Samurai: a ‘blockbuster’ display of Japan’s legendary warriors

British Museum show offers a ‘scintillating journey’ through ‘a world of gore, power and artistic beauty’

samurai armour
Even empty, the suits here ‘pulse with menace’
(Image credit: The Trustees of the British Museum)

We think of samurai as fearsome warriors – and they were, said Neil Fisher in The Sunday Times. Yet if you visit Nomura Residence, an “elegant” house in the Japanese city of Kanazawa where generations of samurai lived, you’ll find it has delightful features, including an exquisite garden. Inside, you can see a fine piece of calligraphy – a letter written in 1566 to a samurai from his liege lord. “We appreciate that you worked so hard to kill one high-ranked soldier on the fourth of last month at the Yokokitaguchi Battle,” it says. “We are very happy that you brought us his head.”

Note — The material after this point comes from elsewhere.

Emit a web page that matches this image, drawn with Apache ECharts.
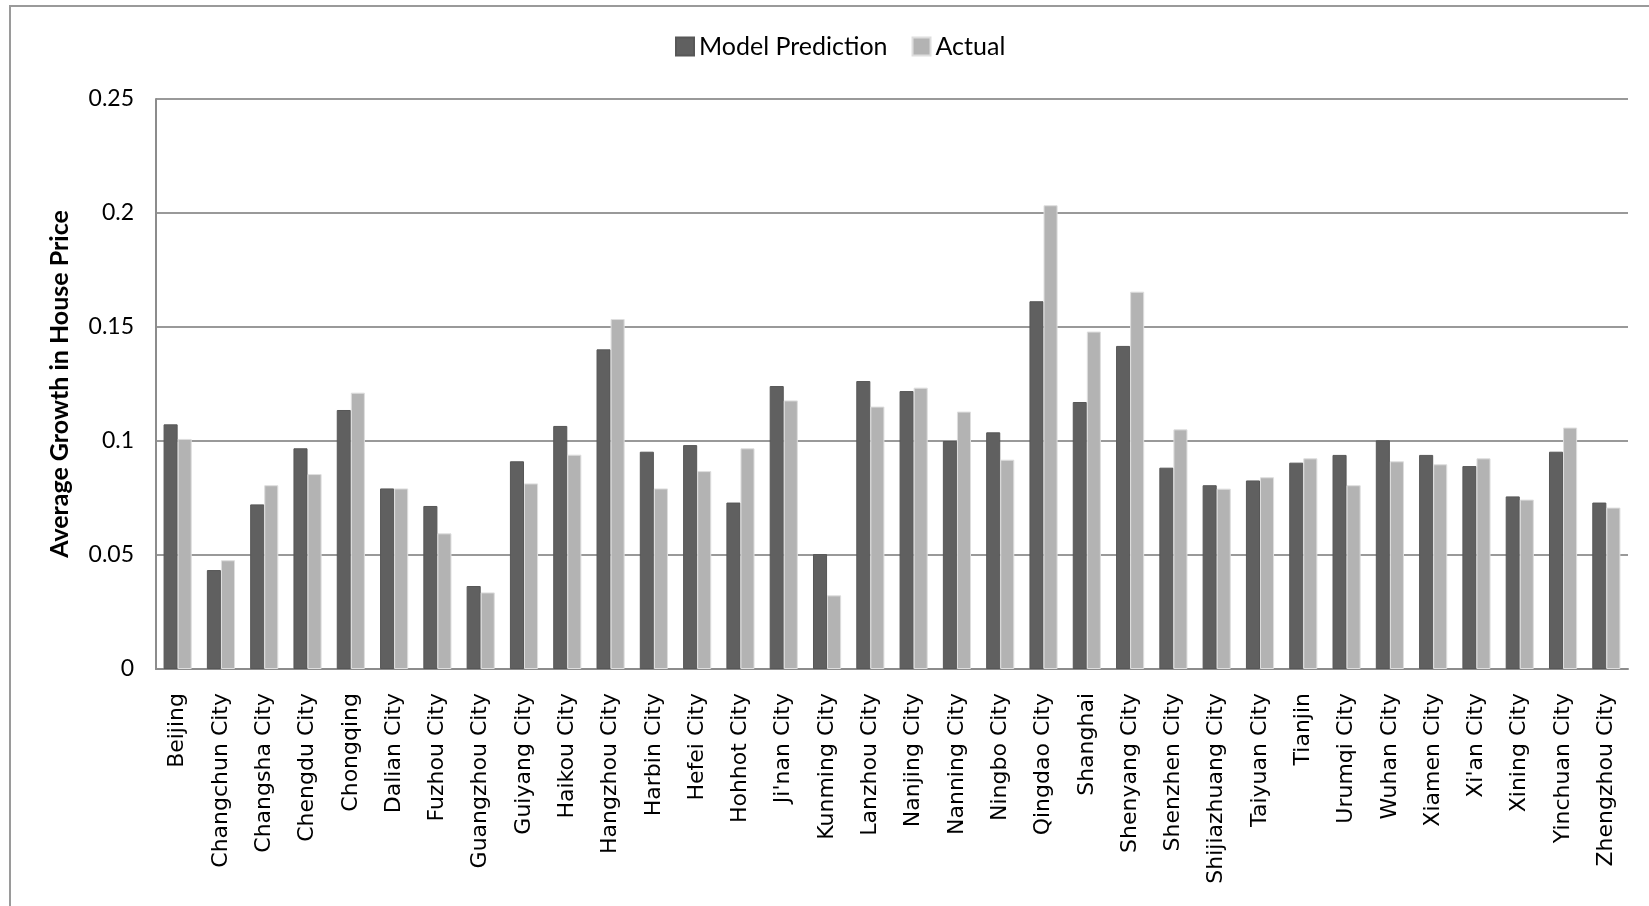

The story of the samurai is, you realise, a “bundle of contradictions” – “elegance and formality, banality and butchery” – and that is how it is presented in the British Museum’s “blockbuster” show. It explores the role of the samurai and their pop-cultural afterlife – and in so doing, it clears up a few misapprehensions. The biggest is that the samurai were a “military sect”, when for centuries they were more “a privileged tier of society” that helped ensure the smooth running of the state. During the Tokugawa shogunate (1603-1868), “about 10% of the population counted as samurai class”, half of whom were women.